1. For the first time since I got married, more than five years ago, I took two weeks off work in a row. The first of these consisted of me sitting in the Cambridge Film Festival for long stretches, the second sitting in Cornwall or on the M25 for long stretches. So I got behind on my blogging in the first week, then it stopped altogether in the second. Whoops.

2. On my return, my wonderful Dell laptop decided that it didn’t recognise the power lead, and so while I awaited a new one I then went slightly stir crazy.

3. Having seen 21 movies in 11 days during the period of the Cambridge Film Festival, even I was admitting to a little movie fatigue. (Actually, that’s not true, I was going cold turkey in Cornwall, but it probably did me good to have a bit of a break.) You also got two in September, thanks to said film festival, so I’m not feeling too bad right now.

4. All of the reasonable or good movies out in the first couple of weeks of the month I’d actually already seen (Made In Dagenham, A Town Called Panic, at a push Mr. Nice), and by my entirely arbitrary rules I exclude anything from this line-up if I’ve already seen it.

5. There were a fair few indifferent movies released as well (including The Death and Life of Charlie St. Cloud, the trailer for which actually made me lose the will to live briefly.
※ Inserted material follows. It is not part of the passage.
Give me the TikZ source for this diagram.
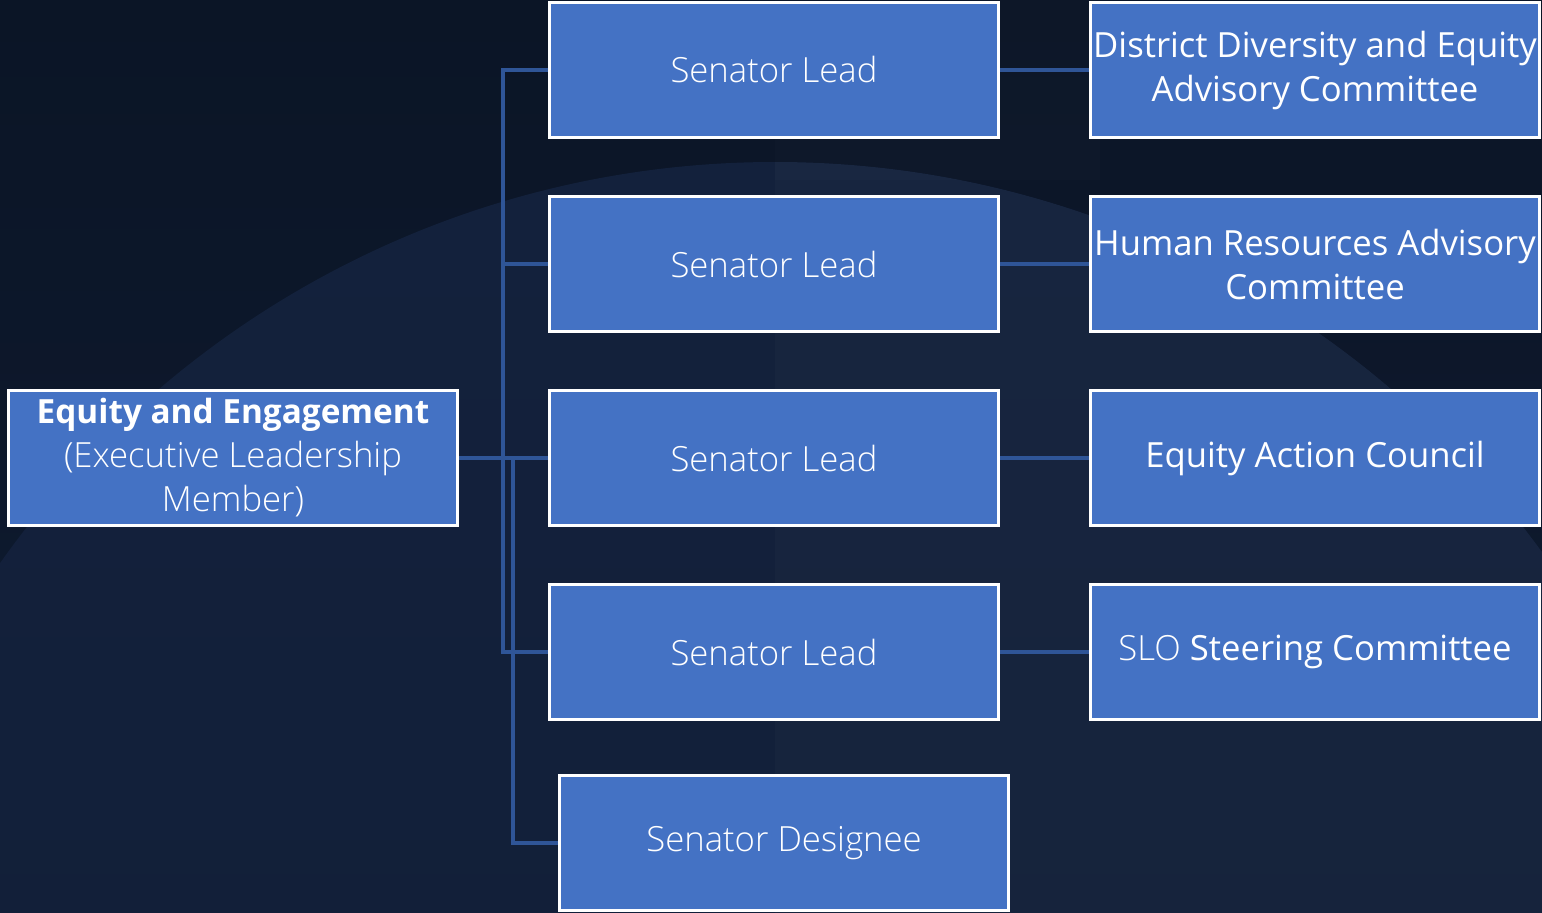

Do track down the poster, though, in which Zac Efron looks legally dead).

6. I did write a Half Dozen before, but my cat ate it.

 

I am obviously guilty, so I will hide in this bath

 

Right, enough excuses – here’s the six that have most intrigued me this month. I managed to see all six of September’s selections (the first time I have seen all of my Half Dozen in a particular month) – let’s see how I do this time.

The Social Network

This is, so far, the most perfectly constructed trailer of the year, from the editing to the use of Scala’s cover of Radiohead’s Creep, and I have a physical compulsion to watch this to the end if I start it. David Fincher’s Seven remains one of my all time favourite films and he’s never produced a film any less than interesting – I can’t wait to see what he’s done with Aaron Sorkin’s dialogue.

Red

For some reason, this summer’s trifecta of action entertainment, The Expendables, The A Team and The Losers, failed to deliver in large quantities two things – satisfying action and any genuine sense of fun. Maybe we’ve not had our last shot at that this year though, as this has a quality cast to die for – not least Ernest Borgnine, who’s 94, God bless him, and felt this worthy of turning up for. Gotta love him.

Mary and Max

Yet another example of how the most interesting animation is often being done in environments other than computer graphics. With a fascinating voice cast and some potentially complex material, this one looks truly fascinating.

Carlos

My only disappointment in this is that they’ve underestimated the willingness of people such as myself to sit through the five and a half hour original mini-series, the version on general release clocks in at a mere two hours and forty-five minutes. I may have to see it twice in an attempt to replicate the desired bum-numbing effect.

The Kids Are All Right

Oscar nominations are already being suggested, and this would seem to be typical fodder for the awards season. In an unfortunate way, this actually makes it slightly less interesting, but hopefully the expectations won’t hold it back, and I also hope it can avoid comparison to other movies, in a “this year’s Little Miss Sunshine” kind of way. Oh, wait…

Burke and Hare

Simon Pegg is another one of those actors that has worked up enough good will that I will give anything he does a go. When it’s a new John Landis movie, that really shouldn’t be a stretch. However, I’d be lying if I said that the extremely broad tone and the very wavery accents weren’t making me just a tad nervous, but it certainly qualifies as interesting.